A poignant collection of short pieces about the author's hometown, St. Petersburg, Russia, and the siege of Leningrad that combines memoir, history, and fiction.

Living Pictures refers to the parlor game of tableaux vivants, in which people dress up in costume to bring scenes from history back to life. It’s a game about survival, in a sense, and what it means to be a survivor is the question that Polina Barskova explores in the scintillating literary amalgam of Living Pictures. Barskova, one of the most admired and controversial figures in a new generation of Russian writers, first made her name as a poet; she is also known as a scholar of the catastrophic siege of Leningrad in World War II. In Living Pictures, Barskova writes with caustic humor and wild invention about traumas past and present, historical and autobiographical, exploring how we cope with experiences that defy comprehension. She writes about her relationships with her adoptive father and her birth father; about sex, wanted and unwanted; about the death of a lover; about Turner and Picasso; and, in the final piece, she mines the historical record in a chamber drama about two lovers sheltering in the Hermitage Museum during the siege of Leningrad who slowly, operatically, hopelessly, stage their own deaths.

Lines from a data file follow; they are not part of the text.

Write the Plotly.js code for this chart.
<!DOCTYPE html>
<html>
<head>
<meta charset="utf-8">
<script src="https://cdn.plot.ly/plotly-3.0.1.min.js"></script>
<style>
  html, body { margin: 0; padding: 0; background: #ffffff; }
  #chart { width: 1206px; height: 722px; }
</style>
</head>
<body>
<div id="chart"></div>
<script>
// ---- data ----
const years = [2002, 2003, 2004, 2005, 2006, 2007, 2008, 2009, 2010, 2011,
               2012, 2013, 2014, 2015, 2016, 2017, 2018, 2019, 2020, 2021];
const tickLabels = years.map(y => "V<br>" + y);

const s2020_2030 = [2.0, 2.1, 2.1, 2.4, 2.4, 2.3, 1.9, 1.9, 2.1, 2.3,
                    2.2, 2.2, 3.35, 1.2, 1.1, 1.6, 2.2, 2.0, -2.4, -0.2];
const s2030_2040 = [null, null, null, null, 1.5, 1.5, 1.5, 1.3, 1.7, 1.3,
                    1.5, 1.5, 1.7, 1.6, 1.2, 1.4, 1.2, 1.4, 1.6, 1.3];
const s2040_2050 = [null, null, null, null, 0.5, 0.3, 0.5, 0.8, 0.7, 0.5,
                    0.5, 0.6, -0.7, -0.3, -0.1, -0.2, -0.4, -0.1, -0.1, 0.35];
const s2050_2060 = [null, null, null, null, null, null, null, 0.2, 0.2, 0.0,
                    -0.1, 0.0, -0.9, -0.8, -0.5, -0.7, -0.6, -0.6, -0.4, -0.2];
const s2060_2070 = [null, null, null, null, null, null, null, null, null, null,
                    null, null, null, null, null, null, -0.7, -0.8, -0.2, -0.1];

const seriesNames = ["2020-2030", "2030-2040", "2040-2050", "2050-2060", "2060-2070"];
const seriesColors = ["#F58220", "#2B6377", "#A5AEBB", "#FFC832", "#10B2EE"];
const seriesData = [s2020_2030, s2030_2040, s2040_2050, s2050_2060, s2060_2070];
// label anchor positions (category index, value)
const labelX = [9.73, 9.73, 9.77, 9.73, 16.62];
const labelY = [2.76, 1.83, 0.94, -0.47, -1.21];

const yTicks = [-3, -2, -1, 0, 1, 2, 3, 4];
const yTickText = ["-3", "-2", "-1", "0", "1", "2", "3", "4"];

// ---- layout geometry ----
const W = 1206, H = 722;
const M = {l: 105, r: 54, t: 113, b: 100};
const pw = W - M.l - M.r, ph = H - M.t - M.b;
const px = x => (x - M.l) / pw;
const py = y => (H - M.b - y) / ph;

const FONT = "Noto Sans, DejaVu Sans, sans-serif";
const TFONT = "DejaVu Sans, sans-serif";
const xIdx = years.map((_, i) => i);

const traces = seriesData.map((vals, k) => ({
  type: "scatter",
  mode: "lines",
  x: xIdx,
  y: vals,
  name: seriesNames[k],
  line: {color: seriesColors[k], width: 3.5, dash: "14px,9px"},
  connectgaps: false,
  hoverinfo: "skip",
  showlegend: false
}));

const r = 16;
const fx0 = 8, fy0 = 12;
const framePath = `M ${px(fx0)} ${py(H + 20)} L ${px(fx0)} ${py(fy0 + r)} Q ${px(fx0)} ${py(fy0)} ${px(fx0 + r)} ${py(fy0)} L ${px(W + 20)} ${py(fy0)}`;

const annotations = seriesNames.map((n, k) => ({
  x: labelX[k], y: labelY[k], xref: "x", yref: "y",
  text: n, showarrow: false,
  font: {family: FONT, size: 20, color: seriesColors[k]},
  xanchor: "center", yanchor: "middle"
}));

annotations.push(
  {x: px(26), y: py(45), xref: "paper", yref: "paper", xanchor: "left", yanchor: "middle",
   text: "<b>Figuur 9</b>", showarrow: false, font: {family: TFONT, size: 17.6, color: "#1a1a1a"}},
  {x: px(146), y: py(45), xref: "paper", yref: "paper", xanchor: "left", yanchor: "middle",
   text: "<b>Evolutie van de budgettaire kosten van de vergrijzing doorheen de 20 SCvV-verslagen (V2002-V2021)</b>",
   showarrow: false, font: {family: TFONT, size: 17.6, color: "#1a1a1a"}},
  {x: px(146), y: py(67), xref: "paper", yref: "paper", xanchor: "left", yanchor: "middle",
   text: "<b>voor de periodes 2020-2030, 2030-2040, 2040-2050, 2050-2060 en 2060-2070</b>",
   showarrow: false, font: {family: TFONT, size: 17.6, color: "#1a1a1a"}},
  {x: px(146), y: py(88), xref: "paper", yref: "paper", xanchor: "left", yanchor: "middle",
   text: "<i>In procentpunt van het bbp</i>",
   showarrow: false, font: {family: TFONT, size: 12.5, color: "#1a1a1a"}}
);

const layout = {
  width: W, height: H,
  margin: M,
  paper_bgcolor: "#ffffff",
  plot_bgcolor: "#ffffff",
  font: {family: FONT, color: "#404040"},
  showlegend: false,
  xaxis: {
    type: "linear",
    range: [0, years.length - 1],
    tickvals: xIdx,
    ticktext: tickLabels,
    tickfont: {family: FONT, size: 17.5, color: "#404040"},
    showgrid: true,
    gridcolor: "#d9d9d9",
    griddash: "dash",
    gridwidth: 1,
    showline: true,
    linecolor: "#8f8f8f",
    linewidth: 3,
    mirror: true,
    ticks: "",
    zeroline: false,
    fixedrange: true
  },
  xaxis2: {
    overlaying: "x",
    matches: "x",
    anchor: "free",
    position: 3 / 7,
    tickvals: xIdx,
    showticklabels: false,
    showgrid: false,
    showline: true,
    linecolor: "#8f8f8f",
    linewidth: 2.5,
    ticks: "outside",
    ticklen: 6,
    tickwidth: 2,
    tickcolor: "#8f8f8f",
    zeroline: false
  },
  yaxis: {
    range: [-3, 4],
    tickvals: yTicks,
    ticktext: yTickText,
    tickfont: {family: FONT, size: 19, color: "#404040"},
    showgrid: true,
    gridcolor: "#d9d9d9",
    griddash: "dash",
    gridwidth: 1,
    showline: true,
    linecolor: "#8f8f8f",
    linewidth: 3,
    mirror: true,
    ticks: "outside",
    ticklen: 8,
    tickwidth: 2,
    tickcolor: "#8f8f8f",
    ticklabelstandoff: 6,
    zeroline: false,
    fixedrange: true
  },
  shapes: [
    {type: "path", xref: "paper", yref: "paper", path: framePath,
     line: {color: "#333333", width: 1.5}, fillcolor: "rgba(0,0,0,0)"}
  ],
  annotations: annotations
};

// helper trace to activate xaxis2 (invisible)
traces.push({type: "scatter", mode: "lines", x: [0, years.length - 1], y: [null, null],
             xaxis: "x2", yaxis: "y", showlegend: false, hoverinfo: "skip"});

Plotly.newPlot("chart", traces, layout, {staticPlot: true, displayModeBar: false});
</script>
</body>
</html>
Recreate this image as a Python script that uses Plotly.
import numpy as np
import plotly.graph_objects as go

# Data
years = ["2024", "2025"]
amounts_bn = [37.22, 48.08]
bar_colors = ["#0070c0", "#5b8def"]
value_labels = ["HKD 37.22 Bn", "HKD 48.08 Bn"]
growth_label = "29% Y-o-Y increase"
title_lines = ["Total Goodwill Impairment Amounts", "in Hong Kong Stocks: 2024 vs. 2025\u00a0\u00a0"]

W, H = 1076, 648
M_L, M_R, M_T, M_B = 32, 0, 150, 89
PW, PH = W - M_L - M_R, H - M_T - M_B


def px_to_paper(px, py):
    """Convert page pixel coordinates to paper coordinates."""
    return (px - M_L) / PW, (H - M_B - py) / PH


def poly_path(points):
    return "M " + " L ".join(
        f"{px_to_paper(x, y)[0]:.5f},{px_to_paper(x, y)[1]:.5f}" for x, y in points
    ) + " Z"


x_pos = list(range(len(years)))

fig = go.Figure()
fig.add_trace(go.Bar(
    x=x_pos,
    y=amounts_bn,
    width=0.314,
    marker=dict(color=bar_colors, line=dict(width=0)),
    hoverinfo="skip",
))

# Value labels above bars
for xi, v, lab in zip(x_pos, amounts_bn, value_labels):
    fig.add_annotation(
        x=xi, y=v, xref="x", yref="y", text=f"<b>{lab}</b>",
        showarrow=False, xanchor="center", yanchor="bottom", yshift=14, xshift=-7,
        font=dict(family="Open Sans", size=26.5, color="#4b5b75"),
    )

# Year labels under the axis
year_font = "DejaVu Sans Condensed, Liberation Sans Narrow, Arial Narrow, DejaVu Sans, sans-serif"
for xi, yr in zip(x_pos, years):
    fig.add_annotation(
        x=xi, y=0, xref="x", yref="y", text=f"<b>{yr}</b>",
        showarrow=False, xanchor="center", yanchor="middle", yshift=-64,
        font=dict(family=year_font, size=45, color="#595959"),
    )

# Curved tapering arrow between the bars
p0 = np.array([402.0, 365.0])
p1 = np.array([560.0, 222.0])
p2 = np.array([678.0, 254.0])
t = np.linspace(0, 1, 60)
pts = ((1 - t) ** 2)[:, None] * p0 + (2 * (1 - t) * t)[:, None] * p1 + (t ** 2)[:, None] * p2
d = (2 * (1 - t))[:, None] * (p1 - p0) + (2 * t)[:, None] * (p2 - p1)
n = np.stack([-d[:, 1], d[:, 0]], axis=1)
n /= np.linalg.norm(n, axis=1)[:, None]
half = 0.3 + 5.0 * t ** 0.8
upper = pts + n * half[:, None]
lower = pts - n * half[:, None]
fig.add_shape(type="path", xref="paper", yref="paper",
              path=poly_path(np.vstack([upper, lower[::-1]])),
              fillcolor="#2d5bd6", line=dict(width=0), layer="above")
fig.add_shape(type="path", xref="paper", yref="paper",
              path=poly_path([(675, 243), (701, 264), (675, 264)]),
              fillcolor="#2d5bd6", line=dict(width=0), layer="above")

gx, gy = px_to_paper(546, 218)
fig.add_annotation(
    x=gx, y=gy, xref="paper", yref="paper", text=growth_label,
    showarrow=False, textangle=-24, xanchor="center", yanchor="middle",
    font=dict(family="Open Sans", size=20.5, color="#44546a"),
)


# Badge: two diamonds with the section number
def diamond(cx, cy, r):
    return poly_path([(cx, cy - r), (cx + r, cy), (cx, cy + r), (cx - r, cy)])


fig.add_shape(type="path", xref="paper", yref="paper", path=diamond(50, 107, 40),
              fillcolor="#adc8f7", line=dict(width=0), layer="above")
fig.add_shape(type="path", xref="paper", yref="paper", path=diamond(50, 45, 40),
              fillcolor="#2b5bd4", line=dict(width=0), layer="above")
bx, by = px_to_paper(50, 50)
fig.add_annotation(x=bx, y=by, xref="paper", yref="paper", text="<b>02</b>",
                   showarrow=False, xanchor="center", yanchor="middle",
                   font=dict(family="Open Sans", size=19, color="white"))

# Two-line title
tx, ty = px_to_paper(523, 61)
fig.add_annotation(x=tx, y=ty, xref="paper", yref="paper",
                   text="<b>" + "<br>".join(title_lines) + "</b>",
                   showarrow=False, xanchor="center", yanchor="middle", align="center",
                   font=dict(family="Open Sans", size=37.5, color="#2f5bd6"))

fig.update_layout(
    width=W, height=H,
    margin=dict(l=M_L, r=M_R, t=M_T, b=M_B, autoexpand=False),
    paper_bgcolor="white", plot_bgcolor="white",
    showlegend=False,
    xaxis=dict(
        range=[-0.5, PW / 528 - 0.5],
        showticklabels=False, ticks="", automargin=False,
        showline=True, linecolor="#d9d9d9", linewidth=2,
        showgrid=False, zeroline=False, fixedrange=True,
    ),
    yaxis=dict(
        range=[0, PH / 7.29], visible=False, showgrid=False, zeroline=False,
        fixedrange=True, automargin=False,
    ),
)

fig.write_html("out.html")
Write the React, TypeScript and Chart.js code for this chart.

Living Pictures introduces a startlingly daring and original new voice from world literature.

Product Details

ISBN-13: 9781681376592
Publisher: New York Review Books
Publication date: 09/06/2022
Pages: 192
Product dimensions: 5.00(w) x 7.96(h) x 0.54(d)

About the Author

Polina Barskova published her debut when she was only eight years old. She has lived in the United States since 1998. She studied classical philology in St. Petersburg and Slavic studies at the University of California, Berkeley, where she currently teaches. Apart from her extensive poetic work—eight volumes of poetry published since 1991—she dedicates her work as a literary scholar and editor to the poets of the siege of Leningrad.

Catherine Ciepiela is a professor of Russian at Amherst College and translator of Russian literature. She is the author of The Same Solitude, a nonfiction work about the epistolary romance between Marina Tsvetaeva and Boris Pasternak, which received the AATSEEL Prize for Best Book of Literary/Cultural Criticism in 2007 and was named an Outstanding Academic Title by Choice.

Eugene Ostashevsky is the author of the poetry collections The Life and Opinions of DJ Spinoza and Iterature, both published by Ugly Duckling Presse. He is the editor of OBERIU: An Anthology of Russian Absurdism, the first collection of writings by Vvedensky and friends in English translation. Ostashevsky teaches in the liberal studies program at New York University.